Type Logical Grammar is a framework that emerged from the synthesis of two
traditions: Categorial Grammar from formal linguistics and substructural
logics from logic. Grammatical composition is conceived as resource
conscious logical deduction. Such a grammar is necessarily surface oriented
and lexicalistic. The Curry-Howard correspondence supplies an elegant
compositional mapping from syntax to semantics.
Anaphora does not seem to fit well into this framework. In type logical
deductions, each resource is used exactly once. Anaphora, however, is a
phenomenon where semantic resources are used more than once.
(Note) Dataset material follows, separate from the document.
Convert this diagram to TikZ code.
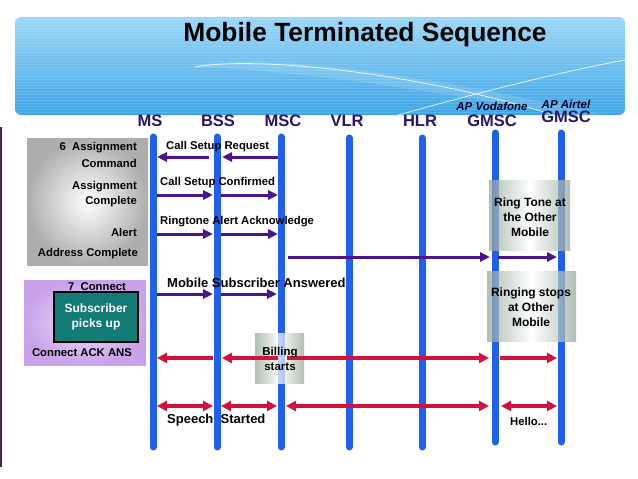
\documentclass[tikz,border=0pt]{standalone}
\usepackage{fontspec}
\setmainfont{Liberation Sans}
\usetikzlibrary{arrows.meta,calc}
\definecolor{lifeblue}{HTML}{1F60EE}
\definecolor{parrow}{HTML}{4B148C}
\definecolor{rarrow}{HTML}{D2123E}
\definecolor{lname}{HTML}{2A146E}
\definecolor{hdtop}{HTML}{9BD7F8}
\definecolor{hdbot}{HTML}{3EA5E6}
\definecolor{boxg}{HTML}{93A696}
\definecolor{teal}{HTML}{137B76}
\definecolor{lavin}{HTML}{EEDFFA}
\definecolor{lavout}{HTML}{C9A2EA}
\definecolor{edgeline}{HTML}{4B2848}
\begin{document}
\begin{tikzpicture}[x=1pt,y=-1pt,
  life/.style={line width=7pt,color=lifeblue,line cap=round},
  lname/.style={font=\bfseries\fontsize{16.5}{18}\selectfont,text=lname,inner sep=0pt},
  apname/.style={font=\bfseries\itshape\fontsize{11.5}{13}\selectfont,text=black!85!blue,inner sep=0pt},
  parr/.style={line width=3pt,color=parrow,-{Triangle[length=10pt,width=9pt]},shorten <=4pt,shorten >=4pt},
  rarr/.style={line width=3.5pt,color=rarrow,-{Triangle[length=10pt,width=10pt]},shorten <=4pt,shorten >=4pt},
  rdarr/.style={line width=3.5pt,color=rarrow,{Triangle[length=10pt,width=10pt]}-{Triangle[length=10pt,width=10pt]},shorten <=4pt,shorten >=4pt},
  msg/.style={font=\bfseries\fontsize{11.3}{13}\selectfont,inner sep=0pt,anchor=west},
  bigmsg/.style={font=\bfseries\fontsize{13}{15}\selectfont,inner sep=0pt,anchor=west},
  sidetxt/.style={font=\bfseries\fontsize{11.3}{13}\selectfont,inner sep=0pt,anchor=east},
  notetxt/.style={font=\bfseries\fontsize{12}{15}\selectfont,align=center,inner sep=0pt},
  gbox/.style={left color=boxg,right color=boxg,middle color=white,opacity=.72}
]
\useasboundingbox (0,0) rectangle (638,479);
\fill[white] (0,0) rectangle (638,479);

% header
\shade[top color=hdtop,bottom color=hdbot,rounded corners=6pt] (15,17) rectangle (625,115);
\begin{scope}
  \clip[rounded corners=6pt] (15,17) rectangle (625,115);
  \foreach \yy in {19,22,...,115} {\draw[white,opacity=.13,line width=.8pt] (15,\yy) -- (625,\yy);}
  \fill[white,opacity=.14] (190,67) .. controls (260,52) and (420,72) .. (625,120) -- (625,125) .. controls (430,90) and (300,70) .. (190,67) -- cycle;
  \draw[white,opacity=.8,line width=.8pt] (195,67) .. controls (260,55) and (430,75) .. (560,117);
  \draw[white,opacity=.8,line width=.8pt] (395,116) .. controls (480,92) and (560,72) .. (625,60);
\end{scope}
\node[font=\bfseries\fontsize{26.4}{30}\selectfont,inner sep=0pt] (title) at (365,35) {Mobile Terminated Sequence};

% left edge
\coordinate (eT) at (1,127); \coordinate (eB) at (1,467);
\draw[edgeline,line width=2pt] (eT) -- (eB);

% lifeline names
\node[lname] (nms) at (150,121) {MS};
\node[lname] (nbss) at (218,121) {BSS};
\node[lname] (nmsc) at (283,121) {MSC};
\node[lname] (nvlr) at (347,121) {VLR};
\node[lname] (nhlr) at (420,121) {HLR};
\node[lname] (ng1) at (492,121) {GMSC};
\node[lname] (ng2) at (566,117) {GMSC};
\node[apname] (ap1) at (492,106) {AP Vodafone};
\node[apname] (ap2) at (566,104) {AP Airtel};

% lifelines
\coordinate (ms) at (153,137); \coordinate (msB) at (153,447);
\coordinate (bss) at (217,137); \coordinate (bssB) at (217,447);
\coordinate (msc) at (281,137); \coordinate (mscB) at (281,447);
\coordinate (vlr) at (349,138); \coordinate (vlrB) at (349,447);
\coordinate (hlr) at (422,138); \coordinate (hlrB) at (422,447);
\coordinate (g1) at (495,133); \coordinate (g1B) at (495,442);
\coordinate (g2) at (561,133); \coordinate (g2B) at (561,442);

% gray side box
\shade[inner color=white,outer color=black!32] (27,138) rectangle (148,265);
\node[sidetxt] (t1) at (137,148) {6\ \ Assignment};
\node[sidetxt] (t2) at (137,163) {Command};
\node[sidetxt] (t3) at (137,187) {Assignment};
\node[sidetxt] (t4) at (137,202) {Complete};
\node[sidetxt] (t5) at (137,232) {Alert};
\node[sidetxt] (t6) at (138,254) {Address Complete};

% purple side box
\shade[inner color=lavin,outer color=lavout] (24,280) rectangle (146,365);
\node[sidetxt,anchor=center] (t7) at (97,287) {7\ \ Connect};
\node[draw=black,line width=1.5pt,fill=teal,minimum width=84pt,minimum height=50pt,inner sep=0pt,
      text=white,align=center,font=\bfseries\fontsize{12}{15}\selectfont] (sub) at (96,317) {Subscriber\\picks up};
\node[sidetxt,anchor=center] (t8) at (82,353) {Connect ACK ANS};

\foreach \a/\b in {ms/msB,bss/bssB,msc/mscB,vlr/vlrB,hlr/hlrB,g1/g1B,g2/g2B} \draw[life] (\a) -- (\b);

% semi-transparent note boxes
\shade[gbox] (489,180) rectangle (570,250);
\node[notetxt] (ring) at (530,217) {Ring Tone at\\the Other\\Mobile};
\shade[gbox] (487,271) rectangle (576,341);
\node[notetxt] (stop) at (531,307) {Ringing stops\\at Other\\Mobile};
\shade[gbox] (255,333) rectangle (304,383);

% row coordinates
\coordinate (r1) at (0,157);
\coordinate (r2) at (0,195);
\coordinate (r3) at (0,234);
\coordinate (r4) at (0,257);
\coordinate (r5) at (0,294);
\coordinate (r6) at (0,358);
\coordinate (r7) at (0,406);

% purple arrows
\draw[parr,shorten <=3pt,shorten >=5pt] (msc|-r1) -- (bss|-r1);
\draw[parr,shorten <=8pt] (bss|-r1) -- (ms|-r1);
\draw[parr] (ms|-r2) -- (bss|-r2);
\draw[parr,shorten >=3pt] (bss|-r2) -- (msc|-r2);
\draw[parr] (ms|-r3) -- (bss|-r3);
\draw[parr,shorten >=3pt] (bss|-r3) -- (msc|-r3);
\draw[parr,shorten <=7pt,shorten >=5pt] (msc|-r4) -- (g1|-r4);
\draw[parr,shorten <=3pt] (g1|-r4) -- (g2|-r4);
\draw[parr] (ms|-r5) -- (bss|-r5);
\draw[parr,shorten >=4pt] (bss|-r5) -- (msc|-r5);

% red arrows
\draw[rarr] (bss|-r6) -- (ms|-r6);
\draw[rarr,shorten <=3pt,shorten >=5pt] (msc|-r6) -- (bss|-r6);
\draw[rarr,shorten <=6pt,shorten >=6pt] (msc|-r6) -- (g1|-r6);
\draw[rarr,shorten <=5pt] (g1|-r6) -- (g2|-r6);
\draw[rdarr] (ms|-r7) -- (bss|-r7);
\draw[rdarr] (bss|-r7) -- (msc|-r7);
\draw[rdarr,shorten <=5pt,shorten >=6pt] (msc|-r7) -- (g1|-r7);
\draw[rdarr,shorten <=6pt] (g1|-r7) -- (g2|-r7);

% message labels
\node[msg] (m1) at (166,147) {Call Setup Request};
\node[msg] (m2) at (160,183) {Call Setup Confirmed};
\node[msg] (m3) at (160,222) {Ringtone Alert Acknowledge};
\node[bigmsg] (m5) at (167,283) {Mobile Subscriber Answered};
\node[bigmsg] (m7) at (167,420) {Speech\ \ Started};
\node[msg] (hello) at (510,421) {Hello...};
\node[notetxt,font=\bfseries\fontsize{11.5}{15}\selectfont] (bill) at (280,359) {Billing\\starts};
\end{tikzpicture}
\end{document}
Generally
admitting the multiple use of lexical resources is not possible because it
would lead to empirical inadequacy and computational intractability.
This book develops a hybrid architecture that allows Type Logical Grammar
to incorporate anaphora resolution into grammatical deduction while
avoiding these consequences. To this end, the grammar logic is enriched
with a connective that specifically deals with anaphora.
After giving a self-contained introduction into Type Logical Grammar in
general, the book discusses the formal properties of this connective. In
the sequel, Jäger applies this machinery to numerous linguistic phenomena
pertaining to the interaction of pronominal anaphora, VP ellipsis and
quantification. In the final chapter, the framework is extended to
indefiniteness, specificity and sluicing.